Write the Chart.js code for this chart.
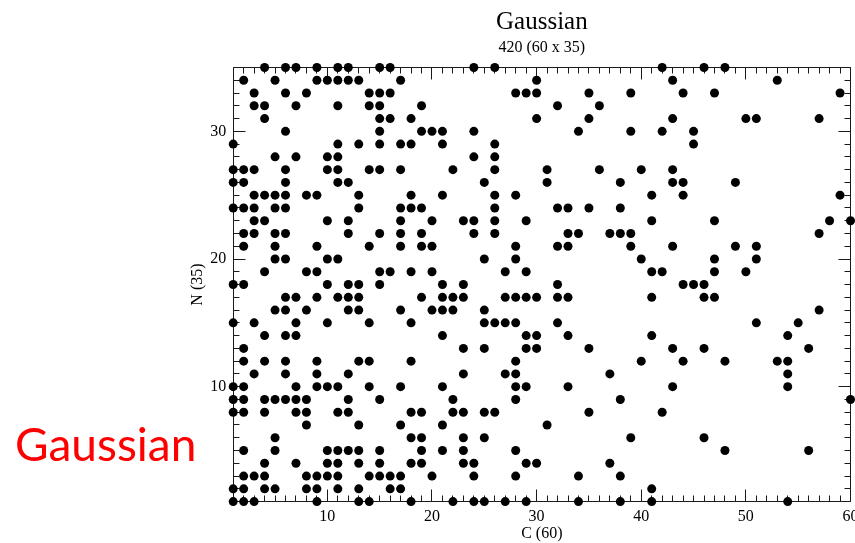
<!DOCTYPE html>
<html>
<head>
<meta charset="utf-8">
<script src="https://cdn.jsdelivr.net/npm/chart.js@4/dist/chart.umd.min.js"></script>
<style>
  html, body { margin: 0; padding: 0; background: #fff; }
  #wrap { position: relative; width: 855px; height: 543px; overflow: hidden; }
  #c { position: absolute; left: 0; top: 0; }
  #tag { position: absolute; left: 15px; top: 421px; font: 46px Lato, "Open Sans", sans-serif;
         color: #ff0000; line-height: 1; white-space: nowrap; }
</style>
</head>
<body>
<div id="wrap">
  <canvas id="c" width="855" height="543"></canvas>
  <div id="tag">Gaussian</div>
</div>
<script>
// Titles and axis labels
const titleText = 'Gaussian';
const subtitleText = '420 (60 x 35)';
const xTitle = 'C (60)';
const yTitle = 'N (35)';
const xTicks = [10, 20, 30, 40, 50, 60];
const yTicks = [10, 20, 30];

// Filled cells: for each N row (top row first), the C columns that hold a dot
const rowN = [35, 34, 33, 32, 31, 30, 29, 28, 27, 26, 25, 24, 23, 22, 21, 20, 19, 18,
              17, 16, 15, 14, 13, 12, 11, 10, 9, 8, 7, 6, 5, 4, 3, 2, 1];
const rowC = [
  [4, 6, 7, 9, 11, 12, 15, 16, 24, 26, 42, 46, 48],
  [2, 5, 9, 10, 11, 12, 13, 17, 30, 43, 53],
  [3, 6, 8, 14, 15, 16, 28, 29, 30, 35, 39, 44, 47, 59],
  [3, 4, 7, 11, 14, 15, 19, 32, 36],
  [4, 15, 16, 18, 30, 35, 43, 50, 51, 57],
  [6, 15, 19, 20, 21, 24, 34, 39, 42, 45],
  [1, 11, 13, 15, 17, 18, 21, 26, 45],
  [5, 7, 10, 11, 24, 26],
  [1, 2, 3, 6, 10, 11, 14, 15, 17, 22, 26, 31, 36, 40, 43],
  [1, 2, 6, 11, 12, 25, 31, 38, 43, 44, 49],
  [3, 4, 5, 6, 8, 9, 13, 18, 21, 26, 28, 41, 44, 59],
  [1, 2, 3, 5, 6, 13, 17, 18, 19, 26, 32, 33, 35, 38],
  [3, 4, 10, 12, 17, 20, 23, 24, 26, 29, 41, 47, 58, 60],
  [2, 3, 5, 6, 12, 15, 17, 19, 24, 26, 33, 34, 37, 38, 39, 57],
  [2, 5, 9, 14, 17, 19, 20, 28, 32, 33, 39, 43, 49, 51],
  [5, 6, 10, 11, 25, 28, 40, 47, 51],
  [4, 8, 9, 15, 16, 18, 20, 27, 29, 41, 42, 47, 50],
  [1, 2, 10, 12, 13, 15, 21, 23, 32, 44, 45, 46],
  [6, 7, 9, 11, 12, 13, 19, 21, 22, 23, 27, 28, 29, 30, 32, 33, 41, 46, 47],
  [5, 6, 8, 12, 13, 17, 20, 21, 22, 25, 57],
  [1, 3, 7, 10, 14, 18, 25, 26, 27, 28, 32, 51, 55],
  [4, 6, 7, 21, 29, 30, 33, 41, 54],
  [2, 23, 25, 29, 30, 35, 43, 46, 56],
  [2, 4, 6, 9, 13, 14, 18, 28, 40, 44, 48, 53, 54],
  [3, 6, 9, 12, 23, 27, 28, 37, 54],
  [1, 2, 7, 9, 10, 11, 14, 17, 21, 28, 29, 33, 43, 54],
  [1, 2, 4, 5, 6, 7, 8, 12, 15, 22, 28, 38, 60],
  [1, 2, 4, 7, 8, 11, 12, 18, 19, 22, 23, 25, 26, 35, 42],
  [8, 13, 17, 21, 31],
  [5, 18, 19, 23, 25, 39, 46],
  [2, 5, 10, 11, 12, 13, 15, 19, 21, 23, 28, 48, 56],
  [4, 7, 10, 11, 13, 15, 18, 19, 23, 24, 29, 30, 37],
  [2, 3, 4, 8, 9, 10, 11, 14, 15, 16, 17, 20, 24, 28, 34, 38],
  [1, 2, 4, 5, 8, 9, 11, 13, 16, 17, 41],
  [1, 2, 3, 9, 13, 14, 18, 22, 24, 25, 27, 29, 34, 38, 41, 54]
];

const SERIF = '"Liberation Serif", "Times New Roman", serif';

const points = [];
rowN.forEach((n, i) => rowC[i].forEach(c => points.push({ x: c, y: n })));

// Closed frame with inward ticks on all four sides: long at multiples of 10, short at every unit
const frameTicks = {
  id: 'frameTicks',
  beforeDatasetsDraw(chart) {
    const { ctx, chartArea: a, scales: { x, y } } = chart;
    const px = v => Math.round(v - 0.5) + 0.5;
    const L = px(a.left), R = px(a.right), T = px(a.top), B = px(a.bottom);
    ctx.save();
    ctx.strokeStyle = '#1a1a1a';
    ctx.lineWidth = 1;
    ctx.beginPath();
    ctx.rect(L, T, R - L, B - T);
    for (let c = Math.ceil(x.min); c <= x.max; c++) {
      const p = px(x.getPixelForValue(c));
      const len = c % 10 === 0 ? 12 : 6;
      ctx.moveTo(p, B); ctx.lineTo(p, B - len);
      ctx.moveTo(p, T); ctx.lineTo(p, T + len);
    }
    for (let n = Math.ceil(y.min); n <= y.max; n++) {
      const p = px(y.getPixelForValue(n));
      const len = n % 10 === 0 ? 12 : 6;
      ctx.moveTo(L, p); ctx.lineTo(L + len, p);
      ctx.moveTo(R, p); ctx.lineTo(R - len, p);
    }
    ctx.stroke();
    ctx.restore();
  }
};

new Chart(document.getElementById('c'), {
  type: 'scatter',
  data: {
    datasets: [{
      data: points,
      pointRadius: 4.5,
      pointHoverRadius: 4.5,
      pointBackgroundColor: '#000',
      pointBorderWidth: 0,
      clip: false
    }]
  },
  options: {
    responsive: false,
    animation: false,
    devicePixelRatio: 1,
    events: [],
    layout: { padding: { left: 188, right: 0.7, top: 0, bottom: 0 } },
    plugins: {
      legend: { display: false },
      tooltip: { enabled: false },
      title: {
        display: true, text: titleText, fullSize: false, color: '#000',
        font: { family: SERIF, size: 25, weight: 'normal' },
        padding: { top: 7, bottom: 0 }
      },
      subtitle: {
        display: true, text: subtitleText, fullSize: false, color: '#000',
        font: { family: SERIF, size: 16, weight: 'normal' },
        padding: { top: 1, bottom: 10.3 }
      }
    },
    scales: {
      x: {
        type: 'linear', position: 'bottom', min: 1, max: 60,
        grid: { display: false, drawTicks: false },
        border: { display: false },
        afterBuildTicks: s => { s.ticks = xTicks.map(v => ({ value: v })); },
        afterFit: s => { s.height = 41.4; s.paddingLeft = 0; s.paddingRight = 0; },
        ticks: { color: '#000', font: { family: SERIF, size: 16 }, padding: 5.5, maxRotation: 0, autoSkip: false },
        title: { display: true, text: xTitle, color: '#000', font: { family: SERIF, size: 16 }, padding: { top: 0, bottom: 0 } }
      },
      y: {
        type: 'linear', position: 'left', min: 1, max: 35,
        grid: { display: false, drawTicks: false },
        border: { display: false },
        afterBuildTicks: s => { s.ticks = yTicks.map(v => ({ value: v })); },
        afterFit: s => { s.width = 45.2; s.paddingTop = 0; s.paddingBottom = 0; },
        ticks: { color: '#000', font: { family: SERIF, size: 16 }, padding: 7, autoSkip: false },
        title: { display: true, text: yTitle, color: '#000', font: { family: SERIF, size: 16 }, padding: { top: 0, bottom: 0 } }
      }
    }
  },
  plugins: [frameTicks]
});
</script>
</body>
</html>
========================================
Stated task: Transcribe all of the material exactly, leaving out whatever pictures it contains.

Exercise solution:
Write the Chart.js code for this chart.
<!DOCTYPE html>
<html>
<head>
<meta charset="utf-8">
<script src="https://cdn.jsdelivr.net/npm/chart.js@4/dist/chart.umd.min.js"></script>
<style>
  html, body { margin: 0; padding: 0; background: #fff; }
  #wrap { position: relative; width: 855px; height: 543px; overflow: hidden; }
  #c { position: absolute; left: 0; top: 0; }
  #tag { position: absolute; left: 15px; top: 421px; font: 46px Lato, "Open Sans", sans-serif;
         color: #ff0000; line-height: 1; white-space: nowrap; }
</style>
</head>
<body>
<div id="wrap">
  <canvas id="c" width="855" height="543"></canvas>
  <div id="tag">Gaussian</div>
</div>
<script>
// Titles and axis labels
const titleText = 'Gaussian';
const subtitleText = '420 (60 x 35)';
const xTitle = 'C (60)';
const yTitle = 'N (35)';
const xTicks = [10, 20, 30, 40, 50, 60];
const yTicks = [10, 20, 30];

// Filled cells: for each N row (top row first), the C columns that hold a dot
const rowN = [35, 34, 33, 32, 31, 30, 29, 28, 27, 26, 25, 24, 23, 22, 21, 20, 19, 18,
              17, 16, 15, 14, 13, 12, 11, 10, 9, 8, 7, 6, 5, 4, 3, 2, 1];
const rowC = [
  [4, 6, 7, 9, 11, 12, 15, 16, 24, 26, 42, 46, 48],
  [2, 5, 9, 10, 11, 12, 13, 17, 30, 43, 53],
  [3, 6, 8, 14, 15, 16, 28, 29, 30, 35, 39, 44, 47, 59],
  [3, 4, 7, 11, 14, 15, 19, 32, 36],
  [4, 15, 16, 18, 30, 35, 43, 50, 51, 57],
  [6, 15, 19, 20, 21, 24, 34, 39, 42, 45],
  [1, 11, 13, 15, 17, 18, 21, 26, 45],
  [5, 7, 10, 11, 24, 26],
  [1, 2, 3, 6, 10, 11, 14, 15, 17, 22, 26, 31, 36, 40, 43],
  [1, 2, 6, 11, 12, 25, 31, 38, 43, 44, 49],
  [3, 4, 5, 6, 8, 9, 13, 18, 21, 26, 28, 41, 44, 59],
  [1, 2, 3, 5, 6, 13, 17, 18, 19, 26, 32, 33, 35, 38],
  [3, 4, 10, 12, 17, 20, 23, 24, 26, 29, 41, 47, 58, 60],
  [2, 3, 5, 6, 12, 15, 17, 19, 24, 26, 33, 34, 37, 38, 39, 57],
  [2, 5, 9, 14, 17, 19, 20, 28, 32, 33, 39, 43, 49, 51],
  [5, 6, 10, 11, 25, 28, 40, 47, 51],
  [4, 8, 9, 15, 16, 18, 20, 27, 29, 41, 42, 47, 50],
  [1, 2, 10, 12, 13, 15, 21, 23, 32, 44, 45, 46],
  [6, 7, 9, 11, 12, 13, 19, 21, 22, 23, 27, 28, 29, 30, 32, 33, 41, 46, 47],
  [5, 6, 8, 12, 13, 17, 20, 21, 22, 25, 57],
  [1, 3, 7, 10, 14, 18, 25, 26, 27, 28, 32, 51, 55],
  [4, 6, 7, 21, 29, 30, 33, 41, 54],
  [2, 23, 25, 29, 30, 35, 43, 46, 56],
  [2, 4, 6, 9, 13, 14, 18, 28, 40, 44, 48, 53, 54],
  [3, 6, 9, 12, 23, 27, 28, 37, 54],
  [1, 2, 7, 9, 10, 11, 14, 17, 21, 28, 29, 33, 43, 54],
  [1, 2, 4, 5, 6, 7, 8, 12, 15, 22, 28, 38, 60],
  [1, 2, 4, 7, 8, 11, 12, 18, 19, 22, 23, 25, 26, 35, 42],
  [8, 13, 17, 21, 31],
  [5, 18, 19, 23, 25, 39, 46],
  [2, 5, 10, 11, 12, 13, 15, 19, 21, 23, 28, 48, 56],
  [4, 7, 10, 11, 13, 15, 18, 19, 23, 24, 29, 30, 37],
  [2, 3, 4, 8, 9, 10, 11, 14, 15, 16, 17, 20, 24, 28, 34, 38],
  [1, 2, 4, 5, 8, 9, 11, 13, 16, 17, 41],
  [1, 2, 3, 9, 13, 14, 18, 22, 24, 25, 27, 29, 34, 38, 41, 54]
];

const SERIF = '"Liberation Serif", "Times New Roman", serif';

const points = [];
rowN.forEach((n, i) => rowC[i].forEach(c => points.push({ x: c, y: n })));

// Closed frame with inward ticks on all four sides: long at multiples of 10, short at every unit
const frameTicks = {
  id: 'frameTicks',
  beforeDatasetsDraw(chart) {
    const { ctx, chartArea: a, scales: { x, y } } = chart;
    const px = v => Math.round(v - 0.5) + 0.5;
    const L = px(a.left), R = px(a.right), T = px(a.top), B = px(a.bottom);
    ctx.save();
    ctx.strokeStyle = '#1a1a1a';
    ctx.lineWidth = 1;
    ctx.beginPath();
    ctx.rect(L, T, R - L, B - T);
    for (let c = Math.ceil(x.min); c <= x.max; c++) {
      const p = px(x.getPixelForValue(c));
      const len = c % 10 === 0 ? 12 : 6;
      ctx.moveTo(p, B); ctx.lineTo(p, B - len);
      ctx.moveTo(p, T); ctx.lineTo(p, T + len);
    }
    for (let n = Math.ceil(y.min); n <= y.max; n++) {
      const p = px(y.getPixelForValue(n));
      const len = n % 10 === 0 ? 12 : 6;
      ctx.moveTo(L, p); ctx.lineTo(L + len, p);
      ctx.moveTo(R, p); ctx.lineTo(R - len, p);
    }
    ctx.stroke();
    ctx.restore();
  }
};

new Chart(document.getElementById('c'), {
  type: 'scatter',
  data: {
    datasets: [{
      data: points,
      pointRadius: 4.5,
      pointHoverRadius: 4.5,
      pointBackgroundColor: '#000',
      pointBorderWidth: 0,
      clip: false
    }]
  },
  options: {
    responsive: false,
    animation: false,
    devicePixelRatio: 1,
    events: [],
    layout: { padding: { left: 188, right: 0.7, top: 0, bottom: 0 } },
    plugins: {
      legend: { display: false },
      tooltip: { enabled: false },
      title: {
        display: true, text: titleText, fullSize: false, color: '#000',
        font: { family: SERIF, size: 25, weight: 'normal' },
        padding: { top: 7, bottom: 0 }
      },
      subtitle: {
        display: true, text: subtitleText, fullSize: false, color: '#000',
        font: { family: SERIF, size: 16, weight: 'normal' },
        padding: { top: 1, bottom: 10.3 }
      }
    },
    scales: {
      x: {
        type: 'linear', position: 'bottom', min: 1, max: 60,
        grid: { display: false, drawTicks: false },
        border: { display: false },
        afterBuildTicks: s => { s.ticks = xTicks.map(v => ({ value: v })); },
        afterFit: s => { s.height = 41.4; s.paddingLeft = 0; s.paddingRight = 0; },
        ticks: { color: '#000', font: { family: SERIF, size: 16 }, padding: 5.5, maxRotation: 0, autoSkip: false },
        title: { display: true, text: xTitle, color: '#000', font: { family: SERIF, size: 16 }, padding: { top: 0, bottom: 0 } }
      },
      y: {
        type: 'linear', position: 'left', min: 1, max: 35,
        grid: { display: false, drawTicks: false },
        border: { display: false },
        afterBuildTicks: s => { s.ticks = yTicks.map(v => ({ value: v })); },
        afterFit: s => { s.width = 45.2; s.paddingTop = 0; s.paddingBottom = 0; },
        ticks: { color: '#000', font: { family: SERIF, size: 16 }, padding: 7, autoSkip: false },
        title: { display: true, text: yTitle, color: '#000', font: { family: SERIF, size: 16 }, padding: { top: 0, bottom: 0 } }
      }
    }
  },
  plugins: [frameTicks]
});
</script>
</body>
</html>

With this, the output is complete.